At the time this wouldn’t have necessarily seemed such a bad idea. A year earlier, Walter Matthau had scored a success with his version of Martin Beck in ‘The Laughing Policeman’. That was also set in California (San Francisco rather than LA), but managed to maintain the grim procedural qualities of the book. Presumably Mr Matthau was unavailable for this second go around, so instead another actor known for comedy roles was hired – George Segal. Now this might also have been a good thing, it could have expanded his range away from comedy to something with more depth. And as long as the plot wasn’t messed around with (which substantially it isn’t) and the horror wasn’t muted (which it is, but only slightly) then this may have been a gripping and scary thriller.
 
Instead we get this bloody mess, a diluted thriller which just wants to be loved and ends up being the awkward guy at a party – there to make friends, but just a bit too creepy to succeed. I like George Segal, I think he’s an engaging presence, but obsessive and moody brooding is not his thing. The film does give him a few moments of staring at the Pacific with a furrow on his brow, but it is only a moment – then the grin snaps into place and we’re back to wisecracking. And that’s the problem, the film doesn’t trust itself to do the serious material and so tries to make it more palatable with jokes. But because it doesn’t actually tone down the serious material, the end result is either a harsh film which inexplicable keeps racing off to do some clowning, or a comedy with a far too dark and brutal heart.
 
Amongst Segal’s colleagues are an hilarious bunch of LA police officers, forever telling jokes and joshing with each other – but more than anything they show the warped and flawed sheer wrongness of this film.
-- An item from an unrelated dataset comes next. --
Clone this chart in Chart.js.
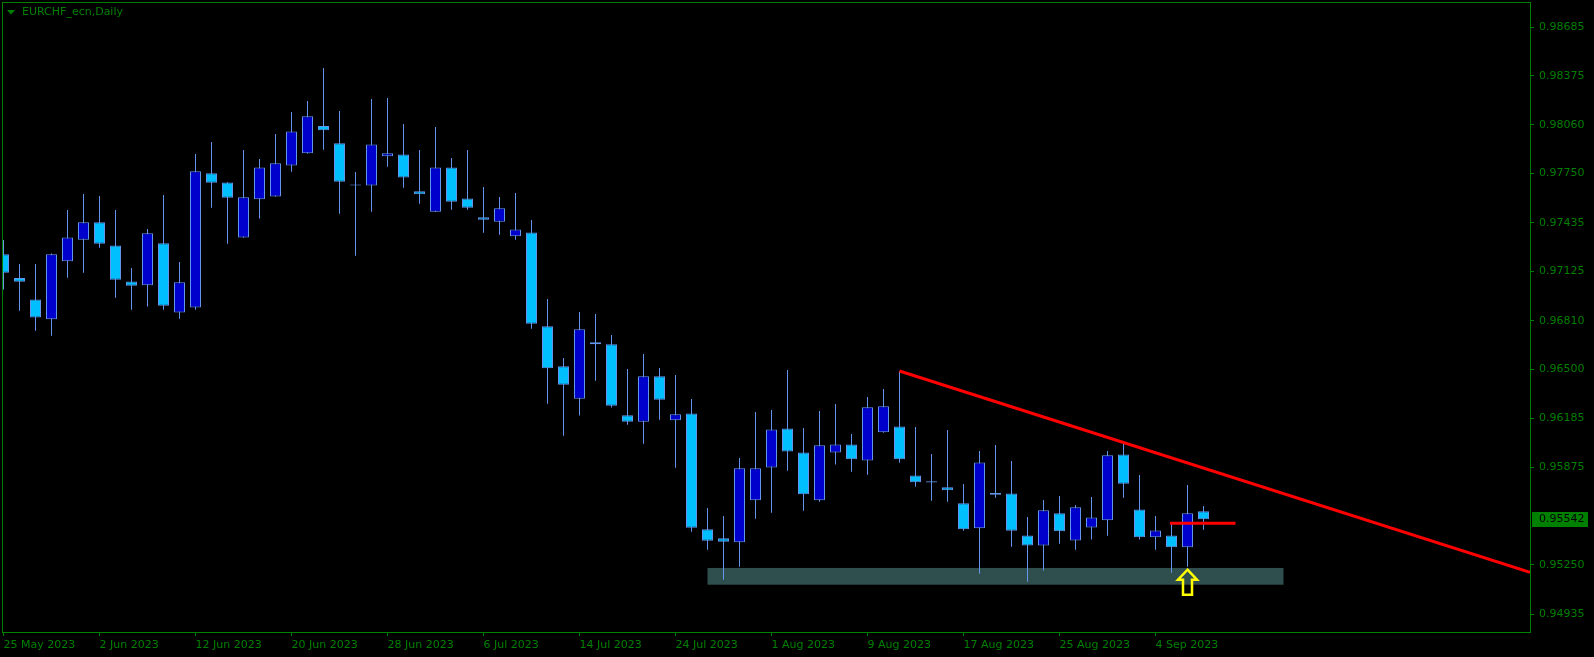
<!doctype html>
<meta charset="utf-8">
<script src="https://cdn.jsdelivr.net/npm/chart.js@4.4.1/dist/chart.umd.min.js"></script>
<style>
    html, body { margin: 0; padding: 0; background: #000; }
    #wrap { width: 1594px; height: 657px; }
</style>

<div id="wrap"><canvas id="chart"></canvas></div>

<script>
    // EURCHF daily candles, 25 May 2023 .. 7 Sep 2023 (bar index 0..75)
    const dateTicks = [0, 6, 12, 18, 24, 30, 36, 42, 48, 54, 60, 66, 72];
    const dateLabels = ["25 May 2023", "2 Jun 2023", "12 Jun 2023", "20 Jun 2023", "28 Jun 2023", "6 Jul 2023",
        "14 Jul 2023", "24 Jul 2023", "1 Aug 2023", "9 Aug 2023", "17 Aug 2023", "25 Aug 2023", "4 Sep 2023"];
    const priceTicks = [0.98685, 0.98375, 0.98060, 0.97750, 0.97435, 0.97125, 0.96810,
        0.96500, 0.96185, 0.95875, 0.95250, 0.94935];

    const open = [0.97234, 0.97083, 0.96946, 0.96819, 0.97189, 0.97327, 0.97438, 0.97291, 0.97061, 0.97036,
        0.97304, 0.96863, 0.96895, 0.97751, 0.97693, 0.97342, 0.97585, 0.97604, 0.97802, 0.97879,
        0.98053, 0.97943, 0.97674, 0.97674, 0.97860, 0.97872, 0.97636, 0.97506, 0.97789, 0.97591,
        0.97470, 0.97442, 0.97349, 0.97374, 0.96774, 0.96519, 0.96312, 0.96659, 0.96659, 0.96206,
        0.96165, 0.96455, 0.96174, 0.96218, 0.95478, 0.95420, 0.95395, 0.95663, 0.95873, 0.96122,
        0.95969, 0.95663, 0.95969, 0.96020, 0.95918, 0.96097, 0.96135, 0.95822, 0.95784, 0.95746,
        0.95644, 0.95484, 0.95710, 0.95707, 0.95439, 0.95375, 0.95580, 0.95407, 0.95490, 0.95535,
        0.95956, 0.95605, 0.95427, 0.95439, 0.95363, 0.95593];
    const high = [0.97325, 0.97172, 0.97172, 0.97240, 0.97517, 0.97619, 0.97606, 0.97517, 0.97146, 0.97396,
        0.97613, 0.97185, 0.97874, 0.97951, 0.97695, 0.97900, 0.97843, 0.98002, 0.98143, 0.98213,
        0.98424, 0.98149, 0.97760, 0.98226, 0.98232, 0.98066, 0.97900, 0.98047, 0.97849, 0.97900,
        0.97664, 0.97600, 0.97625, 0.97453, 0.96949, 0.96572, 0.96866, 0.96853, 0.96719, 0.96502,
        0.96597, 0.96508, 0.96463, 0.96310, 0.95614, 0.95563, 0.95933, 0.96227, 0.96240, 0.96495,
        0.96125, 0.96233, 0.96278, 0.96086, 0.96323, 0.96374, 0.96489, 0.96131, 0.95959, 0.96112,
        0.95767, 0.95978, 0.96016, 0.95914, 0.95556, 0.95665, 0.95690, 0.95633, 0.95684, 0.95978,
        0.96027, 0.95825, 0.95563, 0.95516, 0.95761, 0.95627];
    const low = [0.97010, 0.96874, 0.96746, 0.96714, 0.97085, 0.97117, 0.97276, 0.96957, 0.96880, 0.96900,
        0.96880, 0.96823, 0.96880, 0.97532, 0.97302, 0.97340, 0.97462, 0.97602, 0.97762, 0.97877,
        0.97902, 0.97493, 0.97225, 0.97506, 0.97794, 0.97659, 0.97557, 0.97504, 0.97519, 0.97519,
        0.97372, 0.97359, 0.97327, 0.96759, 0.96280, 0.96076, 0.96204, 0.96427, 0.96255, 0.96146,
        0.96025, 0.96178, 0.95871, 0.95463, 0.95348, 0.95156, 0.95239, 0.95546, 0.95584, 0.95852,
        0.95597, 0.95654, 0.95891, 0.95846, 0.95827, 0.96095, 0.95903, 0.95750, 0.95661, 0.95654,
        0.95469, 0.95194, 0.95680, 0.95367, 0.95143, 0.95214, 0.95386, 0.95348, 0.95412, 0.95437,
        0.95680, 0.95412, 0.95348, 0.95201, 0.95239, 0.95475];
    const close = [0.97117, 0.97059, 0.96831, 0.97234, 0.97342, 0.97438, 0.97302, 0.97072, 0.97034, 0.97368,
        0.96906, 0.97055, 0.97764, 0.97691, 0.97596, 0.97598, 0.97789, 0.97815, 0.98019, 0.98115,
        0.98026, 0.97698, 0.97674, 0.97936, 0.97879, 0.97725, 0.97617, 0.97789, 0.97570, 0.97532,
        0.97455, 0.97528, 0.97393, 0.96791, 0.96506, 0.96401, 0.96755, 0.96672, 0.96267, 0.96165,
        0.96455, 0.96306, 0.96212, 0.95488, 0.95405, 0.95399, 0.95867, 0.95867, 0.96116, 0.95974,
        0.95701, 0.96014, 0.96020, 0.95925, 0.96257, 0.96263, 0.95925, 0.95778, 0.95776, 0.95727,
        0.95478, 0.95905, 0.95699, 0.95469, 0.95375, 0.95599, 0.95465, 0.95618, 0.95554, 0.95950,
        0.95769, 0.95427, 0.95471, 0.95363, 0.95580, 0.95542];

    // drawn objects
    const trendLine = [{x: 56, y: 0.96489}, {x: 95.41, y: 0.95203}];
    const levelLine = [{x: 72.9, y: 0.95516}, {x: 77, y: 0.95516}];
    const zone = {from: 44, to: 80, top: 0.95231, bottom: 0.95124};
    const arrowBar = 74;

    const GREEN = "#008000";
    const WICK = "#6495ED";
    const BULL = "#0000CD";
    const BEAR = "#00BFFF";

    Chart.defaults.font.family = "DejaVu Sans";
    Chart.defaults.font.size = 11;

    const idx = open.map((_, i) => i);
    const bullish = i => close[i] > open[i];

    const decor = {
        id: "decor",
        beforeDatasetsDraw(chart) {
            const {ctx, scales: {x, y}} = chart;
            const a = chart.chartArea;
            ctx.save();
            ctx.beginPath();
            ctx.rect(a.left, a.top, a.right - a.left, a.bottom - a.top);
            ctx.clip();
            const x0 = x.getPixelForValue(zone.from), x1 = x.getPixelForValue(zone.to);
            const y0 = y.getPixelForValue(zone.top), y1 = y.getPixelForValue(zone.bottom);
            ctx.fillStyle = "#2F4F4F";
            ctx.fillRect(x0, y0, x1 - x0, y1 - y0);
            ctx.restore();
        },
        afterDraw(chart) {
            const {ctx, scales: {x, y}} = chart;
            const a = chart.chartArea;
            ctx.save();
            // frame
            ctx.strokeStyle = GREEN;
            ctx.lineWidth = 1;
            ctx.strokeRect(a.left - 0.5, a.top - 0.5, a.right - a.left + 1, a.bottom - a.top + 1);

            // arrow under the bar's low
            const cx = x.getPixelForValue(arrowBar);
            const ty = y.getPixelForValue(low[arrowBar]) + 3;
            ctx.beginPath();
            ctx.moveTo(cx, ty);
            ctx.lineTo(cx + 9.5, ty + 10);
            ctx.lineTo(cx + 4.5, ty + 10);
            ctx.lineTo(cx + 4.5, ty + 25);
            ctx.lineTo(cx - 4.5, ty + 25);
            ctx.lineTo(cx - 4.5, ty + 10);
            ctx.lineTo(cx - 9.5, ty + 10);
            ctx.closePath();
            ctx.lineJoin = "miter";
            ctx.strokeStyle = "#FFFF00";
            ctx.lineWidth = 2.5;
            ctx.stroke();

            // title
            ctx.fillStyle = GREEN;
            ctx.beginPath();
            ctx.moveTo(7, 10);
            ctx.lineTo(15, 10);
            ctx.lineTo(11, 14.5);
            ctx.closePath();
            ctx.fill();
            ctx.font = "11px 'DejaVu Sans'";
            ctx.textBaseline = "middle";
            ctx.textAlign = "left";
            ctx.fillText("EURCHF_ecn,Daily", 22, 12.5);

            // last price tag
            const last = close[close.length - 1];
            const py = Math.round(y.getPixelForValue(last));
            ctx.fillStyle = GREEN;
            ctx.fillRect(a.right + 2, py - 7, 56, 15);
            ctx.fillStyle = "#000";
            ctx.fillText(last.toFixed(5), a.right + 9, py + 0.5);
            ctx.restore();
        }
    };

    const noPad = s => {
        s.paddingTop = 0;
        s.paddingBottom = 0;
        s.paddingLeft = 0;
        s.paddingRight = 0;
    };

    new Chart(document.getElementById("chart"), {
        type: "bar",
        plugins: [decor],
        data: {
            datasets: [{
                type: "line",
                order: 0,
                data: trendLine,
                borderColor: "#FF0000",
                borderWidth: 3,
                pointRadius: 0
            }, {
                type: "line",
                order: 0,
                data: levelLine,
                borderColor: "#FF0000",
                borderWidth: 3,
                pointRadius: 0
            }, {
                order: 1,
                data: idx.map(i => ({x: i, y: [open[i], close[i]]})),
                backgroundColor: ctx => bullish(ctx.dataIndex) ? BULL : BEAR,
                borderColor: WICK,
                borderWidth: 1,
                borderSkipped: false,
                barThickness: 11,
                minBarLength: 1,
                inflateAmount: 0,
                grouped: false
            }, {
                order: 2,
                data: idx.map(i => ({x: i, y: [low[i], high[i]]})),
                backgroundColor: WICK,
                borderWidth: 0,
                barThickness: 1,
                inflateAmount: 0,
                grouped: false
            }]
        },
        options: {
            responsive: true,
            maintainAspectRatio: false,
            animation: false,
            layout: {padding: {left: 3, top: 3, right: 0, bottom: 0}},
            plugins: {legend: {display: false}, tooltip: {enabled: false}},
            scales: {
                x: {
                    type: "linear",
                    offset: false,
                    min: -0.03125,
                    max: 95.40625,
                    afterFit: s => { s.height = 25; noPad(s); },
                    afterBuildTicks: s => { s.ticks = dateTicks.map(v => ({value: v})); },
                    grid: {offset: false, drawOnChartArea: false, color: GREEN, tickLength: 4},
                    border: {display: false},
                    ticks: {
                        autoSkip: false,
                        maxRotation: 0,
                        align: "start",
                        padding: 3,
                        color: GREEN,
                        callback: v => dateLabels[dateTicks.indexOf(v)]
                    }
                },
                y: {
                    position: "right",
                    min: 0.94822,
                    max: 0.98839,
                    afterFit: s => { s.width = 64; noPad(s); },
                    afterBuildTicks: s => { s.ticks = priceTicks.map(v => ({value: v})); },
                    grid: {drawOnChartArea: false, color: GREEN, tickLength: 4},
                    border: {display: false},
                    ticks: {
                        padding: 5,
                        color: GREEN,
                        callback: v => v.toFixed(5)
                    }
                }
            }
        }
    });
</script>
Watching men stand over the naked body of a girl while joking about what their girlfriend likes to do with ketchup is just too weird. Words cannot express how odd it is to watch and how uncomfortable the audience feels as a consequence. The film becomes even worse than the awkward guy at the party, now instead the awkward guy at the funeral, trying to lighten the mood with some ill advised blue comedy.
 
The whole thing – the sunshine, George Segal, the jokes – just twist what should be an unrelenting thriller completely out of shape . The brutality of the plot is kept, but this film doesn’t have the palate to do brutality, it can only do bright and primary colours. As such it fails at every conceivable level. But then if ‘Dirty Harry’ had featured a scene in which Harry Callaghan – just after having been to the mortuary –  put on a Groucho mask, picked up a ukulele and mugged frantically while singing a medley of show tunes to a simpering, leggy, lab technician, that would have been something  a fail as well.